La pellicola è il supporto utilizzato nel cinema per registrare immagini e suoni. Ha diverse funzioni nelle varie fasi della produzione e distribuzione di un film: dalla ripresa delle immagini (ancora oggi spesso fatta su pellicola, nonostante l’uso via via più crescente del digitale), fino alla proiezione, che avviene tramite copie stampate da un duplicato del negativo originale.
La pellicola è un nastro lungo e sottile, realizzato in triacetato di cellulosa o, più recentemente, in poliestere (come il polietilene tereftalato), materiale molto resistente e leggero. È rivestita da uno o più strati di emulsione fotosensibile, dove minuscoli cristalli di alogenuri d’argento sono dispersi in una gelatina trasparente.
La pellicola in bianco e nero ha un solo strato di emulsione sensibile alla luce, mentre quella a colori ne ha tre, sovrapposti. Quando i cristalli vengono colpiti dalla luce durante la ripresa, subiscono trasformazioni chimiche che li fanno scurire durante lo sviluppo. I cristalli non colpiti, invece, vengono eliminati, lasciando zone chiare sulla pellicola. Questo processo produce un’immagine negativa della scena originale.

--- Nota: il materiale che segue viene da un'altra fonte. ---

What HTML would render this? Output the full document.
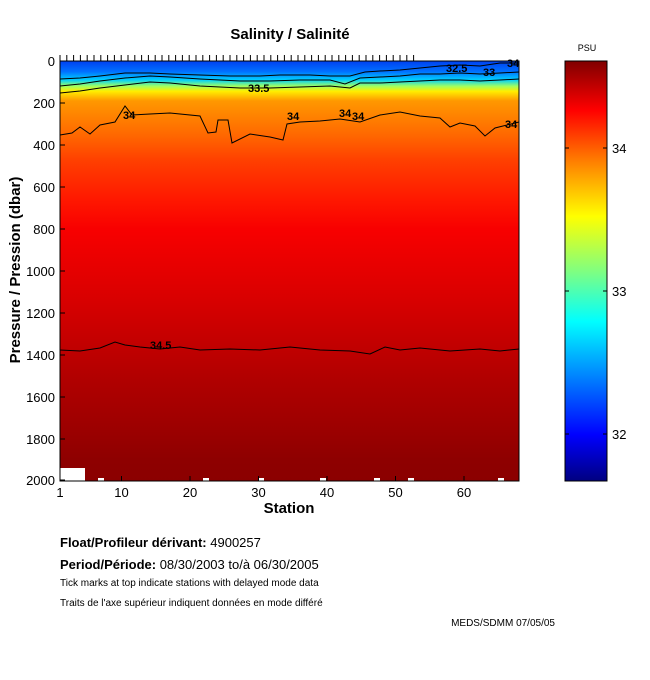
<!DOCTYPE html>
<html><head><meta charset="utf-8"><style>
body{margin:0;background:#fff;}
svg{display:block;font-family:"Liberation Sans",sans-serif;}
</style></head><body>
<svg width="650" height="680" viewBox="0 0 650 680">
<defs>
<linearGradient id="cb" x1="0" y1="0" x2="0" y2="1">
<stop offset="0" stop-color="#800000"/>
<stop offset="0.117" stop-color="#ff0000"/>
<stop offset="0.24" stop-color="#ff8000"/>
<stop offset="0.37" stop-color="#ffff00"/>
<stop offset="0.5" stop-color="#80ff80"/>
<stop offset="0.62" stop-color="#00ffff"/>
<stop offset="0.89" stop-color="#0000ff"/>
<stop offset="1" stop-color="#000080"/>
</linearGradient>
<linearGradient id="pl" x1="0" y1="0" x2="0" y2="1">
<stop offset="0" stop-color="#0040f0"/>
<stop offset="0.025" stop-color="#0070ff"/>
<stop offset="0.045" stop-color="#00d0ff"/>
<stop offset="0.06" stop-color="#a0ff60"/>
<stop offset="0.072" stop-color="#ffee00"/>
<stop offset="0.095" stop-color="#ff9800"/>
<stop offset="0.176" stop-color="#ff6800"/>
<stop offset="0.236" stop-color="#ff4000"/>
<stop offset="0.33" stop-color="#ff1800"/>
<stop offset="0.40" stop-color="#f80000"/>
<stop offset="0.57" stop-color="#d80000"/>
<stop offset="0.76" stop-color="#b00000"/>
<stop offset="0.855" stop-color="#a00000"/>
<stop offset="0.95" stop-color="#8e0000"/>
<stop offset="1" stop-color="#8b0000"/>
</linearGradient>
</defs>
<text x="290" y="39" font-size="15" font-weight="bold" text-anchor="middle">Salinity / Salinité</text>
<rect x="60" y="61" width="459" height="420" fill="url(#pl)"/>
<rect x="60" y="468" width="25" height="13" fill="#fff"/>
<g fill="#fff"><rect x="98" y="478" width="6" height="3"/><rect x="203" y="478" width="6" height="3"/><rect x="258" y="478" width="6" height="3"/><rect x="320" y="478" width="6" height="3"/><rect x="374" y="478" width="6" height="3"/><rect x="408" y="478" width="6" height="3"/><rect x="498" y="478" width="6" height="3"/></g>
<g fill="none" stroke="#000" stroke-width="1">
<polyline points="60,79 80,78 100,76 125,73 150,73 170,74 200,75 230,76 260,76 280,75 310,75 330,76 350,76 365,72 380,71 400,70 420,68 440,66 460,65 480,66 500,63 519,63"/>
<polyline points="60,86 80,84 100,81 125,78 150,76 170,77 200,79 240,81 270,81 300,80 330,80 345,84 360,78 380,77 400,76 420,74 440,74 460,73 480,74 500,73 519,72"/>
<polyline points="60,93 80,91 100,88 125,85 150,82 170,83 200,86 240,88 270,88 300,87 330,86 350,88 360,83 380,83 400,82 420,81 440,80 460,80 480,81 500,80 519,79"/>
<polyline points="60,135 72,133 80,127 90,134 100,125 115,122 125,106 132,115 150,114 170,113 200,116 208,133 216,132 218,120 228,120 232,143 250,134 270,137 283,140 287,124 300,122 320,121 340,119 360,122 380,115 400,112 420,116 440,118 450,127 460,123 475,126 485,136 495,128 519,122"/>
<polyline points="60,350 80,351 100,348 115,342 125,345 140,347 160,349 180,347 200,350 230,349 260,350 290,347 320,350 350,351 370,354 385,347 400,350 420,348 450,351 480,349 500,351 519,349"/>
</g>
<g font-size="11" font-weight="bold">
<text x="123" y="119">34</text><text x="248" y="92">33.5</text><text x="287" y="120">34</text><text x="339" y="117">34</text><text x="352" y="120">34</text><text x="446" y="72">32.5</text><text x="483" y="76">33</text><text x="507" y="67">34</text><text x="505" y="128">34</text><text x="150" y="349">34.5</text>
</g>
<rect x="60" y="61" width="459" height="420" fill="none" stroke="#000"/>
<g stroke="#000">
<path d="M60,61v-6M66.8,61v-6M73.6,61v-6M80.4,61v-6M87.2,61v-6M94,61v-6M100.8,61v-6M107.6,61v-6M114.4,61v-6M121.2,61v-6M128,61v-6M134.8,61v-6M141.6,61v-6M148.4,61v-6M155.2,61v-6M162,61v-6M168.8,61v-6M175.6,61v-6M182.4,61v-6M189.2,61v-6M196,61v-6M202.8,61v-6M209.6,61v-6M216.4,61v-6M223.2,61v-6M230,61v-6M236.8,61v-6M243.6,61v-6M250.4,61v-6M257.2,61v-6M264,61v-6M270.8,61v-6M277.6,61v-6M284.4,61v-6M291.2,61v-6M298,61v-6M304.8,61v-6M311.6,61v-6M318.4,61v-6M325.2,61v-6M332,61v-6M338.8,61v-6M345.6,61v-6M352.4,61v-6M359.2,61v-6M366,61v-6M372.8,61v-6M379.6,61v-6M386.4,61v-6M393.2,61v-6M400,61v-6M406.8,61v-6M413.6,61v-6"/>
<path d="M121.5,481v-5M190,481v-5M258.5,481v-5M327,481v-5M395.5,481v-5M464,481v-5"/>
<path d="M60,61h5M60,103h5M60,145h5M60,187h5M60,229h5M60,271h5M60,313h5M60,355h5M60,397h5M60,439h5M60,480h5"/>
</g>
<g font-size="13" text-anchor="end">
<text x="55" y="66">0</text><text x="55" y="108">200</text><text x="55" y="150">400</text><text x="55" y="192">600</text><text x="55" y="234">800</text><text x="55" y="276">1000</text><text x="55" y="318">1200</text><text x="55" y="360">1400</text><text x="55" y="402">1600</text><text x="55" y="444">1800</text><text x="55" y="485">2000</text>
</g>
<g font-size="13" text-anchor="middle">
<text x="60" y="497">1</text><text x="121.5" y="497">10</text><text x="190" y="497">20</text><text x="258.5" y="497">30</text><text x="327" y="497">40</text><text x="395.5" y="497">50</text><text x="464" y="497">60</text>
</g>
<text x="289" y="513" font-size="15" font-weight="bold" text-anchor="middle">Station</text>
<text transform="translate(20,270) rotate(-90)" font-size="15" font-weight="bold" text-anchor="middle">Pressure / Pression (dbar)</text>
<rect x="565" y="61" width="42" height="420" fill="url(#cb)" stroke="#000"/>
<g stroke="#000"><path d="M565,148h4M603,148h4M565,291h4M603,291h4M565,434h4M603,434h4"/></g>
<g font-size="13"><text x="612" y="153">34</text><text x="612" y="296">33</text><text x="612" y="439">32</text></g>
<text x="587" y="51" font-size="9" text-anchor="middle">PSU</text>
<text x="60" y="547" font-size="13"><tspan font-weight="bold">Float/Profileur dérivant:</tspan> 4900257</text>
<text x="60" y="569" font-size="13"><tspan font-weight="bold">Period/Période:</tspan> 08/30/2003  to/à  06/30/2005</text>
<text x="60" y="586" font-size="10">Tick marks at top indicate stations with delayed mode data</text>
<text x="60" y="606" font-size="10">Traits de l'axe supérieur indiquent données en mode différé</text>
<text x="555" y="626" font-size="10" text-anchor="end">MEDS/SDMM  07/05/05</text>
</svg>
</body></html>
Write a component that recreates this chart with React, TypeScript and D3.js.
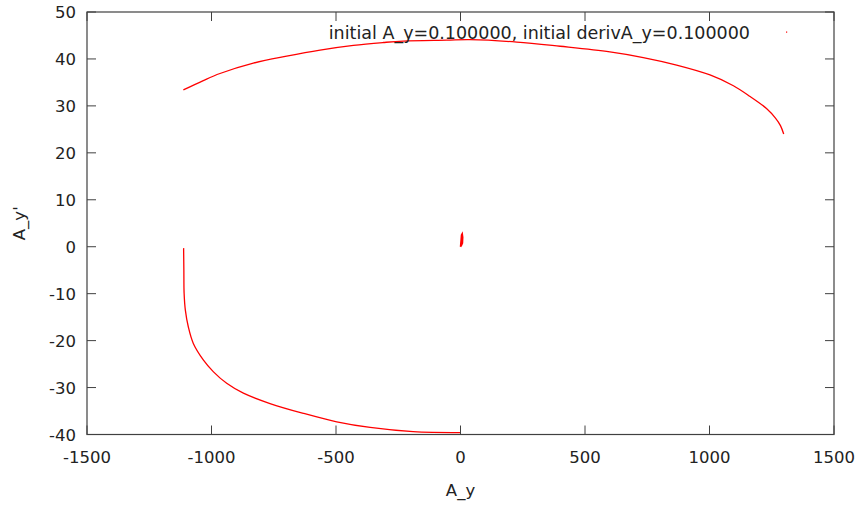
import React from "react";
import * as d3 from "d3";

const xTicks = [-1500, -1000, -500, 0, 500, 1000, 1500];
const yTicks = [-40, -30, -20, -10, 0, 10, 20, 30, 40, 50];

const upperX = [-1113, -1033, -966, -832, -698, -564, -430, -310, -230, -55, 38, 226, 400, 600, 734, 868, 1002, 1096, 1163, 1230, 1265, 1285, 1298];
const upperY = [33.4, 35.4, 36.9, 39.1, 40.6, 41.9, 42.9, 43.5, 43.8, 44.0, 44.1, 43.6, 42.7, 41.5, 40.3, 38.7, 36.6, 34.3, 32.0, 29.4, 27.4, 25.8, 24.0];

const lowerX = [-1112, -1111, -1110, -1105, -1093, -1073, -1033, -993, -939, -872, -765, -631, -497, -363, -190, -2];
const lowerY = [-0.3, -5, -9.9, -13.5, -17.1, -20.6, -24.1, -26.6, -29.1, -31.2, -33.4, -35.5, -37.3, -38.5, -39.4, -39.6];

const blipX = [0, 4, 8, 9, 7, 4, 2, 0];
const blipY = [0, 0.3, 0.8, 2.0, 2.8, 2.5, 1.2, 0];

const legendLabel = "initial A_y=0.100000, initial derivA_y=0.100000";

export default function App() {
  const W = 862, H = 505;
  const L = 87, R = 834, T = 12, B = 434.5;
  const x = d3.scaleLinear().domain([-1500, 1500]).range([L, R]);
  const y = d3.scaleLinear().domain([-40, 50]).range([B, T]);
  const line = d3.line<[number, number]>().x(d => x(d[0])).y(d => y(d[1])).curve(d3.curveCatmullRom.alpha(0.5));
  const lineLin = d3.line<[number, number]>().x(d => x(d[0])).y(d => y(d[1]));
  const up = upperX.map((v, i) => [v, upperY[i]] as [number, number]);
  const lo = lowerX.map((v, i) => [v, lowerY[i]] as [number, number]);
  const bl = blipX.map((v, i) => [v, blipY[i]] as [number, number]);
  const frame = "#404040";
  const font = "DejaVu Sans, sans-serif";
  const tl = 9;
  return (
    <svg width={W} height={H} style={{ position: "absolute", left: 0, top: 0, background: "#fff" }} fontFamily={font}>
      <rect x={0} y={0} width={W} height={H} fill="#fff" />
      {xTicks.map(t => (
        <g key={"x" + t}>
          <line x1={x(t)} x2={x(t)} y1={B} y2={B - tl} stroke={frame} strokeWidth={1} />
          <line x1={x(t)} x2={x(t)} y1={T} y2={T + tl} stroke={frame} strokeWidth={1} />
          <text x={x(t)} y={463} textAnchor="middle" fontSize={16.5} fill="#222">{t}</text>
        </g>
      ))}
      {yTicks.map(t => (
        <g key={"y" + t}>
          <line x1={L} x2={L + tl} y1={y(t)} y2={y(t)} stroke={frame} strokeWidth={1} />
          <line x1={R} x2={R - tl} y1={y(t)} y2={y(t)} stroke={frame} strokeWidth={1} />
          <text x={76} y={y(t) + 6} textAnchor="end" fontSize={16.5} fill="#222">{t}</text>
        </g>
      ))}
      <rect x={L} y={T} width={R - L} height={B - T} fill="none" stroke={frame} strokeWidth={1.2} />
      <path d={line(up) || ""} fill="none" stroke="#ff0000" strokeWidth={1.3} />
      <path d={line(lo) || ""} fill="none" stroke="#ff0000" strokeWidth={1.3} />
      <path d={lineLin(bl) || ""} fill="#ff0000" stroke="#ff0000" strokeWidth={1.5} />
      <text x={750} y={38.5} textAnchor="end" fontSize={17.5} fill="#222">{legendLabel}</text>
      <rect x={786} y={31.5} width={1.2} height={1.2} fill="#ff0000" />
      <text x={x(0)} y={496} textAnchor="middle" fontSize={16.5} fill="#222">A_y</text>
      <text transform={`translate(25,${(T + B) / 2}) rotate(-90)`} textAnchor="middle" fontSize={16.5} fill="#222">A_y'</text>
    </svg>
  );
}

Nel caso della pellicola in bianco e nero, ogni punto dell’emulsione reagisce in base all’intensità della luce ricevuta: più luce arriva, più scura sarà la zona corrispondente, e viceversa. Nella pellicola a colori, ciascuno dei tre strati sensibili risponde a una diversa gamma di colori: blu-violetto, verde e rosso, procedendo dalla superficie esterna verso l’interno. Per evitare che la luce blu penetri troppo in profondità, tra il primo e il secondo strato è presente un filtro giallo che blocca queste radiazioni.
Nella pellicola a colori per negativi, dopo lo sviluppo e la rimozione dell’argento attivato dalla luce, l’immagine risultante ha colori complementari rispetto a quelli originali: giallo al posto del blu, magenta al posto del verde e ciano al posto del rosso.
Una caratteristica importante dell’emulsione è la finezza della grana, che permette di ingrandire molto l’immagine (come avviene nella proiezione) senza perdere qualità. Tuttavia, una grana fine riduce la sensibilità della pellicola alla luce, motivo per cui spesso si usano potenti illuminazioni durante le riprese. La sensibilità dipende soprattutto dalla dimensione dei cristalli: più sono grandi, più la pellicola è sensibile, ma l’immagine risulta più granulosa; più sono piccoli, maggiore è la qualità dell’immagine, ma la sensibilità cala.
Per poter essere trascinata correttamente nelle cineprese e nei proiettori, la pellicola ha una serie di perforazioni regolari lungo i bordi. Il formato standard della pellicola cinematografica è 35 mm di larghezza. In questo formato, ci sono due file di fori su entrambi i lati, con quattro coppie di perforazioni per fotogramma e una distanza (passo) di 4,75 mm tra i fori.
Nella pellicola da 35 mm, la traccia sonora ottica (che ha sostituito quella magnetica) si trova lungo il bordo destro, accanto ai fori. Le tracce sonore digitali sono anch’esse presenti e posizionate in diversi punti, a seconda del sistema.
Oltre al 35 mm, per film ad ampio formato e spettacolo visivo sono stati utilizzati anche formati più grandi, come 56 mm e 70 mm.
I formati ridotti
La storia del cinema in formato ridotto è essenzialmente una storia di innovazioni tecnologiche che hanno reso possibili pellicole e apparecchiature più leggere, maneggevoli, economiche e sicure, ossia non infiammabili. Fu solo all’inizio degli anni Venti, dopo numerosi tentativi nei decenni precedenti, che il formato Pathé-Baby 9,5mm riuscì a soddisfare i requisiti fondamentali per una diffusione al di fuori del circuito professionale. Contemporaneamente, nacque il formato 16mm, creato dalla Kodak, il quale, inizialmente destinato all’uso amatoriale, nei decenni successivi trovò largo impiego anche in ambito professionale. Negli anni successivi, arrivarono i formati 8mm (1932) e Super8 (1965), che ottennero una vera e propria diffusione di massa.